On the Stability Analysis of Chiral Networks and the Emergence of Homochirality

We study a particular set of chemical reaction networks related to the emergence of homochirality. Each element of this set is a chemical reaction mechanism intended to produce homochirality. Those mechanisms contains a pair of enantiomers, the central subject of this study, which are involved in a series of reactions that produce and consume them. The other species concentrations are considered constant. The reactions of each mechanism are arranged into six categories, that we have called synthesis, first order decomposition, autocatalytic, second order decomposition, non-enantioselective and inhibition reactions. The reaction networks must satisfy a symmetry constraint that is related to the kinetic and thermodynamic indiscernibility of the isomers. We investigate the emergence of homochirality phenomena in those networks. To this end, we introduce a mathematical notion of homochiral states that we call Frank states, and which seems to be deeply related to the occurrence of homochiral dynamics. We find sufficient and necessary conditions for the existence of Frank states, and we use those results to develop an algorithmic tool.
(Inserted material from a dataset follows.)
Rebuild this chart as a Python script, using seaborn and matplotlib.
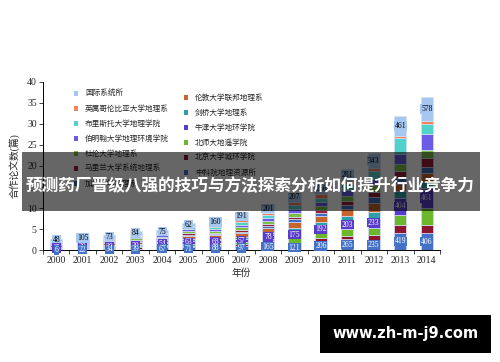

This tool can be used to recognize networks admitting homochiral states, and in given case, it can also be used to construct Rank states of the input-network. We test the mathematical machinery, and the aforementioned algorithm, analyzing the well-established models of Rank and Kondepudi-Nelson. We were able to show that those two networks admit homochiral dynamics. We use our tools to analyze three further network models derived from the Kondepudi-Nelson model and which were adapted to the Strecker synthesis of amino acids.